— EXERCISE PROMPT —
Reproduce the lines below exactly, from the one containing "Write a web" through the one containing "const titulo = 'Progreso", both included. Leave out any pictures.

— Rows from a dataset of charts and code —
-=-=-=-=-
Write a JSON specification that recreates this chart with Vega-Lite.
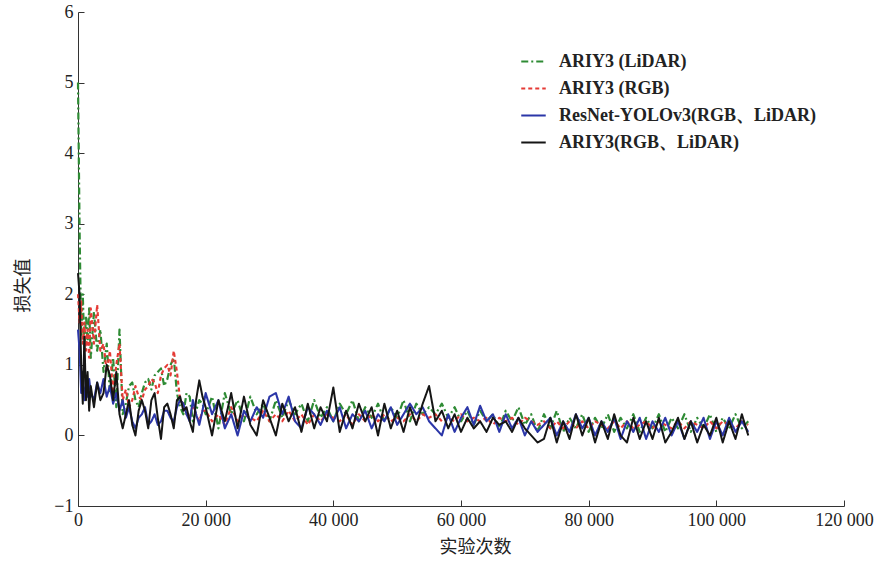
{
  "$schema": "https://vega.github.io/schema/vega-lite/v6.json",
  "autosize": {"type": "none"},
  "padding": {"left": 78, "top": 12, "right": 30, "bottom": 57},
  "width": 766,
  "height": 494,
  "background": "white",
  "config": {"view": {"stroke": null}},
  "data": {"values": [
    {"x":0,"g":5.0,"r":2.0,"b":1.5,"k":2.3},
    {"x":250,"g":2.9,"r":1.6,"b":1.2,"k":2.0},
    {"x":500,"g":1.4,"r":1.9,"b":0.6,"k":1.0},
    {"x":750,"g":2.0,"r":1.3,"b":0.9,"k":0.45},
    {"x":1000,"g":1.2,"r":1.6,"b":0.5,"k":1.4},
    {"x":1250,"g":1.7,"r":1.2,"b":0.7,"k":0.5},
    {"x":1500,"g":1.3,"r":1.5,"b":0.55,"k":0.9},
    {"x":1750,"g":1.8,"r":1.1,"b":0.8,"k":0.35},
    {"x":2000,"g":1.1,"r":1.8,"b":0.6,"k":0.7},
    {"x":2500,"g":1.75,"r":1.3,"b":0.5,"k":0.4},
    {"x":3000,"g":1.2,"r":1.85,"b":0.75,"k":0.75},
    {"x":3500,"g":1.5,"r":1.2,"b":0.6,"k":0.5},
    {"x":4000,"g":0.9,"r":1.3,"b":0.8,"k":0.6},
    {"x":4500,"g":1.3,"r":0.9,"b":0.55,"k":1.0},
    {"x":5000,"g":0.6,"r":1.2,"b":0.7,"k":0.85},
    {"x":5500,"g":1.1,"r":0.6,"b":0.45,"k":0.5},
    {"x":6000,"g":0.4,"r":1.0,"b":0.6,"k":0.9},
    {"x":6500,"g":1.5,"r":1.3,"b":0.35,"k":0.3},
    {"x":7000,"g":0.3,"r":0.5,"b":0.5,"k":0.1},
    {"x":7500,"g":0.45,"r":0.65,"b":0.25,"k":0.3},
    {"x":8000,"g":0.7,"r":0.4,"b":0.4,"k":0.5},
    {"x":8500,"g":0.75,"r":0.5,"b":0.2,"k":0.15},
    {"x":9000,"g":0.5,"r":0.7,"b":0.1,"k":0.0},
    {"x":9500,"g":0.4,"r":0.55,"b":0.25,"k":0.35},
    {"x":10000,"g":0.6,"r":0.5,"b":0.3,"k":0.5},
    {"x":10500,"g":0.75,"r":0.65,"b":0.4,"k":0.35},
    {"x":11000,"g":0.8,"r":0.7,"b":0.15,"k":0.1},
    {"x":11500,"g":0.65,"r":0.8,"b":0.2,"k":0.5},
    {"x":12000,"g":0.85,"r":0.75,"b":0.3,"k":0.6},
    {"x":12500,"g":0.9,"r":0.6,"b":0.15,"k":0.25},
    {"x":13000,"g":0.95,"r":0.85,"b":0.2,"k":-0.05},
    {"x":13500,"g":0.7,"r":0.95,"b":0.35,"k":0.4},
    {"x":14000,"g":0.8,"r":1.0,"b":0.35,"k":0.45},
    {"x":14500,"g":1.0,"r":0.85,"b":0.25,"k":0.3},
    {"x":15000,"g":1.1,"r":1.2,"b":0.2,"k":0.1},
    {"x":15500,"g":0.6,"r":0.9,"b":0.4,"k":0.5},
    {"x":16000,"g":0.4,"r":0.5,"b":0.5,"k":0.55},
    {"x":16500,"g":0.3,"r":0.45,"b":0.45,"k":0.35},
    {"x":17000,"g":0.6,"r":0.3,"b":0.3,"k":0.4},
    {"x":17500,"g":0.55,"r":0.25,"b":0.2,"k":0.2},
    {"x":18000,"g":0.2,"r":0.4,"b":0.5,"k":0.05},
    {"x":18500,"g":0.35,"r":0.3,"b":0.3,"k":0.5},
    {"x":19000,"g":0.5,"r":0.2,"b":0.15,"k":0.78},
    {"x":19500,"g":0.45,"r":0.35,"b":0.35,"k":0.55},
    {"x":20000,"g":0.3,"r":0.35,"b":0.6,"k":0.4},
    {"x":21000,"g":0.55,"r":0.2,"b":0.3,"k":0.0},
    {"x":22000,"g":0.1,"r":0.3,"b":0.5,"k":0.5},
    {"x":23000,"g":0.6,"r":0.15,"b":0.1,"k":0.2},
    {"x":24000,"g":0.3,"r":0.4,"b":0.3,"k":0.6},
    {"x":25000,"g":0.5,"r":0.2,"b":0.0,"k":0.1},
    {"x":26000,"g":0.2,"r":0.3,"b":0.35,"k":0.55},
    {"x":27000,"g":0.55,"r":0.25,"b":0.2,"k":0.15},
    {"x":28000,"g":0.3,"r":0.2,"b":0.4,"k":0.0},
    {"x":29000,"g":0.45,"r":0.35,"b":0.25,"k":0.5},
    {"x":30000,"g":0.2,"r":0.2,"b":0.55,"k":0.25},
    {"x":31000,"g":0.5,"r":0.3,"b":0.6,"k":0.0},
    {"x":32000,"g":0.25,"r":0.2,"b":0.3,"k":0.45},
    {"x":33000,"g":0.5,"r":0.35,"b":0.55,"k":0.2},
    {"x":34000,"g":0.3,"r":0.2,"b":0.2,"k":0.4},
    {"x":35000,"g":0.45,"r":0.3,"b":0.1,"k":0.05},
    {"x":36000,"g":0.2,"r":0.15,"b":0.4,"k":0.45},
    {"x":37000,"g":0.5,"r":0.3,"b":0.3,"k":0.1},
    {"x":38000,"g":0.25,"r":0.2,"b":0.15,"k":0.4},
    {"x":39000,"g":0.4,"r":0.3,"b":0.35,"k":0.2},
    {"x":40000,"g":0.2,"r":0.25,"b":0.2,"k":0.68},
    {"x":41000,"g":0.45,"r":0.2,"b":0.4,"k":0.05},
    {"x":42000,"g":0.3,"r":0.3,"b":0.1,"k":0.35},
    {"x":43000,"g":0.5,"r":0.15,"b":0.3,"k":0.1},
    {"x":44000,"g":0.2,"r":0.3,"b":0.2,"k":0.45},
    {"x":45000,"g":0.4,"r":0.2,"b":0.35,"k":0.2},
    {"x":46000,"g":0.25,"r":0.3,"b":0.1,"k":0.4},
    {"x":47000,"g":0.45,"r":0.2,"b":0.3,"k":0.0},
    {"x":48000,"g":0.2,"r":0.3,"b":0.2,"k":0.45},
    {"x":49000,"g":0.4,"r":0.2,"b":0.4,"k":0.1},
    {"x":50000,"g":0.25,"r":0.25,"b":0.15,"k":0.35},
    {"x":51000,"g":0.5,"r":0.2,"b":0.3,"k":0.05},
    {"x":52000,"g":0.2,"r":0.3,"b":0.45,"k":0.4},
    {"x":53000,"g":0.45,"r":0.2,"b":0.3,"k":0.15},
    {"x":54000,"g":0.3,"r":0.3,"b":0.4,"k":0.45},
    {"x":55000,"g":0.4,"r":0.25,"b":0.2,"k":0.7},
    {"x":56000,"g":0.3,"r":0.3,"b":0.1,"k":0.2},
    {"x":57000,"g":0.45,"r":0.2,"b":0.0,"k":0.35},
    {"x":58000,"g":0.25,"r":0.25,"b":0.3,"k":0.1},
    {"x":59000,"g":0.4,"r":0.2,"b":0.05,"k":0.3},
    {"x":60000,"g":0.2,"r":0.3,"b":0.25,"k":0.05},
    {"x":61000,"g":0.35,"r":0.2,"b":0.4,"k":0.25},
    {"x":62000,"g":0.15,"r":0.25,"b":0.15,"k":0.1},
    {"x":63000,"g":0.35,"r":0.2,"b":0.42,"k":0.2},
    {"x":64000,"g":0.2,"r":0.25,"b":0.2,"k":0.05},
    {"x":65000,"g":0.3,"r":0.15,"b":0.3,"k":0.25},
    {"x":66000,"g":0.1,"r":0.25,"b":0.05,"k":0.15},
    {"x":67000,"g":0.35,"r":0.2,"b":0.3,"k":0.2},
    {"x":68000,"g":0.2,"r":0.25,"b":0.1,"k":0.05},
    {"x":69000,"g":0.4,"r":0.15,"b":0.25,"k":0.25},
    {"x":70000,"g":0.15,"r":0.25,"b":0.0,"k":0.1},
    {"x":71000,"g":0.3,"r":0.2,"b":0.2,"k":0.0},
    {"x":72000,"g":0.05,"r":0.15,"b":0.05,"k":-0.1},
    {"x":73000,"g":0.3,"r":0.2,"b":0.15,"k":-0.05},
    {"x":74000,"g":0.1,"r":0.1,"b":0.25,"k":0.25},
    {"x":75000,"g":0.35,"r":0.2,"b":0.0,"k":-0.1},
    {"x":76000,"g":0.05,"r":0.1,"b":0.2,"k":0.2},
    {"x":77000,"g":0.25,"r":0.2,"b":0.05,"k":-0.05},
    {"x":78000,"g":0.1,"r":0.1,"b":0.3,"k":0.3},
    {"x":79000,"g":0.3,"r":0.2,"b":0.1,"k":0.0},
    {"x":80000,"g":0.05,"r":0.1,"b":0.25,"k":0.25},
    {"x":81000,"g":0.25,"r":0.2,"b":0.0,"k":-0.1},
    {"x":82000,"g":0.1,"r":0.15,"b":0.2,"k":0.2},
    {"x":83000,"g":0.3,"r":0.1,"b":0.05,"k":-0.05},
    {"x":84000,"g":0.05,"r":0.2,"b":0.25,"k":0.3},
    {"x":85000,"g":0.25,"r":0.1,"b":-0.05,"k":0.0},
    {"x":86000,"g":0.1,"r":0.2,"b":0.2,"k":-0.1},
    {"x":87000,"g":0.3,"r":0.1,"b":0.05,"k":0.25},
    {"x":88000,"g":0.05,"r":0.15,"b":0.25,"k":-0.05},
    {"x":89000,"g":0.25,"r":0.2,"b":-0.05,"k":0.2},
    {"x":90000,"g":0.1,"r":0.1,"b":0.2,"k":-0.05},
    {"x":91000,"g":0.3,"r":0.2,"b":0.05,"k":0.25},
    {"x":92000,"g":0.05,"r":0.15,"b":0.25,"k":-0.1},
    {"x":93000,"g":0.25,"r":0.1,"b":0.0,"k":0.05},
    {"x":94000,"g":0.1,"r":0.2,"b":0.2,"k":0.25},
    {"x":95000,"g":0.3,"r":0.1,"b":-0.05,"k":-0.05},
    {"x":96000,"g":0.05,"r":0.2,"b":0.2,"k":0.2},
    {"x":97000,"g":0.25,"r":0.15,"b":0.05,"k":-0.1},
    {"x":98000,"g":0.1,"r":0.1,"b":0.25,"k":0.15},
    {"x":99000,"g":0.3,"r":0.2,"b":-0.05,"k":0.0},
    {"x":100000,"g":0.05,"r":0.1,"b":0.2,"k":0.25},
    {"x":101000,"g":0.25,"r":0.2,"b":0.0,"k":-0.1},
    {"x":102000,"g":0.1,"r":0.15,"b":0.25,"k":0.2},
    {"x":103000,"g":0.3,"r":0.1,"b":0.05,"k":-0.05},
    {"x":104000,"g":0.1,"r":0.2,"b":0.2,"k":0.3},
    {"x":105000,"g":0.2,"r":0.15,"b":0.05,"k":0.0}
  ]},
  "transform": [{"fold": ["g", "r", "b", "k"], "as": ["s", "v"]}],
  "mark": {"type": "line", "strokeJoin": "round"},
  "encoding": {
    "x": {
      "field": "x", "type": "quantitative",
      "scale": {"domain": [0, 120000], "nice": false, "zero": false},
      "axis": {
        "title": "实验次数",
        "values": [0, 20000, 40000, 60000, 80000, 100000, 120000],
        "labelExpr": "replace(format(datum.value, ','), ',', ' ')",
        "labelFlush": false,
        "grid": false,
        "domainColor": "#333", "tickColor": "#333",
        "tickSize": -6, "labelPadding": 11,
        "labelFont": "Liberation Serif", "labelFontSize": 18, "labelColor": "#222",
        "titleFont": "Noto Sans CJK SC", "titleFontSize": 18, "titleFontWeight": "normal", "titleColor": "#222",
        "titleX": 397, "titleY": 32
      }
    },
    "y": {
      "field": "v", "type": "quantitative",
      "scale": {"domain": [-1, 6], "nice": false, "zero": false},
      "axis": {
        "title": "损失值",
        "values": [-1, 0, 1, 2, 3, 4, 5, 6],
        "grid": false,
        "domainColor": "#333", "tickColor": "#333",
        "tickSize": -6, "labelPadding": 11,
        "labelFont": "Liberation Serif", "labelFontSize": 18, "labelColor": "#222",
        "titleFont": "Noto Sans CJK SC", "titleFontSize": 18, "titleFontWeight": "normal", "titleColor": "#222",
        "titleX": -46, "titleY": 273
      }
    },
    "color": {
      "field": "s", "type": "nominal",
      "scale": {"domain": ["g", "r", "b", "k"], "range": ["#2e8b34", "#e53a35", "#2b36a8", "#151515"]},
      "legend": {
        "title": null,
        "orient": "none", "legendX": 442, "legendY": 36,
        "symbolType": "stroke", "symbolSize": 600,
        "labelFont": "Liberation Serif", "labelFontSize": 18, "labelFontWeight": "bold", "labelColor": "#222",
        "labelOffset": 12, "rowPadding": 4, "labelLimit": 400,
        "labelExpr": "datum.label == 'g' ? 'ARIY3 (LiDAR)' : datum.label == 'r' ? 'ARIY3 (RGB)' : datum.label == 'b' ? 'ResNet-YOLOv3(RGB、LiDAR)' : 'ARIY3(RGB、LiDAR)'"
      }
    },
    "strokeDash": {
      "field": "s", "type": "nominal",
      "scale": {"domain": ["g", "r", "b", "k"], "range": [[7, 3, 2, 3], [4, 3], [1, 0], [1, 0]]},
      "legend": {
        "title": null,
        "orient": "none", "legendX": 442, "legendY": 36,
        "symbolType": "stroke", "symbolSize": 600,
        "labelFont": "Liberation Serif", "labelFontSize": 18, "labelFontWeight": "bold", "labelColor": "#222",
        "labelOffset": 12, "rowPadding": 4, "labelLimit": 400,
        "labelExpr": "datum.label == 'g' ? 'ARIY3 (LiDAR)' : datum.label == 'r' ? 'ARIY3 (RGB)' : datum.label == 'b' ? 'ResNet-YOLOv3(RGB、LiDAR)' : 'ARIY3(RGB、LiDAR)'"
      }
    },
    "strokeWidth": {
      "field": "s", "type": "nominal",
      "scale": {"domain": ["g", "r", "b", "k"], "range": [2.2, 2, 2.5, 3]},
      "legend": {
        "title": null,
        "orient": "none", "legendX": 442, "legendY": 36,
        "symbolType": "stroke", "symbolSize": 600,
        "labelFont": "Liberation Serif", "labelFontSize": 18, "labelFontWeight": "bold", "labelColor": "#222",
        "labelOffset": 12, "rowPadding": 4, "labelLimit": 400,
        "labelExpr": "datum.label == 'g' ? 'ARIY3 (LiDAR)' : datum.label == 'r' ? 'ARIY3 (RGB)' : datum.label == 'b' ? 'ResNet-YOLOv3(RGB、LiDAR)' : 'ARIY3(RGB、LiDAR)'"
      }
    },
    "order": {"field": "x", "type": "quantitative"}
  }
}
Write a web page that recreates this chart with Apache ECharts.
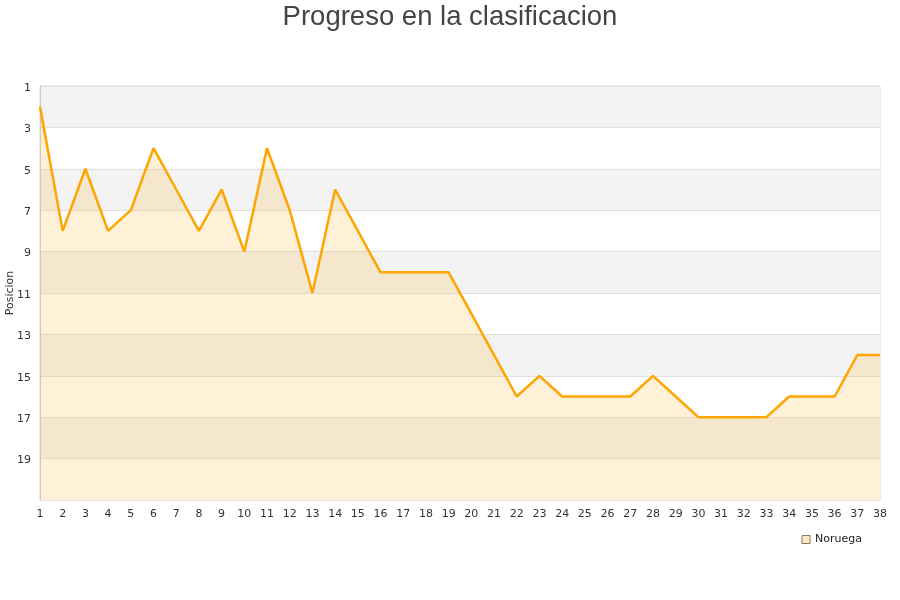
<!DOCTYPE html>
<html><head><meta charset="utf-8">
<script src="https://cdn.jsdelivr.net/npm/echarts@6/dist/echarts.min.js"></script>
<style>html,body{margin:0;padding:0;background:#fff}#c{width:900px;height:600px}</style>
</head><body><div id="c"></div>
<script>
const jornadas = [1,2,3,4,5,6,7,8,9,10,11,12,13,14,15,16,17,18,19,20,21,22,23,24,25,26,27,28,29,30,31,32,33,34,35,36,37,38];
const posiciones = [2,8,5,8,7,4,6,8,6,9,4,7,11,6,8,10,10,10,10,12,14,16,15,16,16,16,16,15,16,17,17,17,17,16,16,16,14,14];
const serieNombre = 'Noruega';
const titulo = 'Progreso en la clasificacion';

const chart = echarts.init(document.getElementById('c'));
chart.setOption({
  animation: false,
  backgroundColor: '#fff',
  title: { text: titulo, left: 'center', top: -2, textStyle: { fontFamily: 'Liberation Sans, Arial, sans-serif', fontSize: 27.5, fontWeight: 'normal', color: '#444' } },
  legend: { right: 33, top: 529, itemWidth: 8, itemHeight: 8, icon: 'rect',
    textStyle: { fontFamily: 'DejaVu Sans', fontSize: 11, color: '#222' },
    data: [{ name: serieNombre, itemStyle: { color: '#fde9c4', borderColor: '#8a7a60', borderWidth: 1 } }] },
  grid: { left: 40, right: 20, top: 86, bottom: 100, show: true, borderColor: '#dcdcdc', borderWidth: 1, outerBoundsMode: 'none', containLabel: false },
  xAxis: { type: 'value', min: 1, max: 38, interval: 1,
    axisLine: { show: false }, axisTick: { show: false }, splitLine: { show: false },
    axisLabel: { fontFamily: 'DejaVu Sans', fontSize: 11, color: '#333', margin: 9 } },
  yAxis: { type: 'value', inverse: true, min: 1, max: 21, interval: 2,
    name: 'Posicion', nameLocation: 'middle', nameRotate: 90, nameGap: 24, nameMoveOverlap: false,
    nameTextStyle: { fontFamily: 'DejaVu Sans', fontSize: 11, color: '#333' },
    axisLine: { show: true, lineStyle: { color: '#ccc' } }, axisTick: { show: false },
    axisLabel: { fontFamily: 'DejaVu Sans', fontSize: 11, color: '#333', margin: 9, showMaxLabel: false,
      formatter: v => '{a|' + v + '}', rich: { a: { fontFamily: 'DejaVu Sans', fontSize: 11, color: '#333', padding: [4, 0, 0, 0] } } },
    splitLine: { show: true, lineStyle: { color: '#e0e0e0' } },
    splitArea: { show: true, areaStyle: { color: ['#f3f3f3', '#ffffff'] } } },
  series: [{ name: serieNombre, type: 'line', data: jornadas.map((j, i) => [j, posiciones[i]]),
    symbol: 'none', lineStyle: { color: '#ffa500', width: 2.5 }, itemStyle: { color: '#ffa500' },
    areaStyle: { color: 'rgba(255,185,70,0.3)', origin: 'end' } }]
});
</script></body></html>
-=-=-=-=-
— RESULT FOR THIS TASK —
Write a web page that recreates this chart with Apache ECharts.
<!DOCTYPE html>
<html><head><meta charset="utf-8">
<script src="https://cdn.jsdelivr.net/npm/echarts@6/dist/echarts.min.js"></script>
<style>html,body{margin:0;padding:0;background:#fff}#c{width:900px;height:600px}</style>
</head><body><div id="c"></div>
<script>
const jornadas = [1,2,3,4,5,6,7,8,9,10,11,12,13,14,15,16,17,18,19,20,21,22,23,24,25,26,27,28,29,30,31,32,33,34,35,36,37,38];
const posiciones = [2,8,5,8,7,4,6,8,6,9,4,7,11,6,8,10,10,10,10,12,14,16,15,16,16,16,16,15,16,17,17,17,17,16,16,16,14,14];
const serieNombre = 'Noruega';
const titulo = 'Progreso en la clasificacion';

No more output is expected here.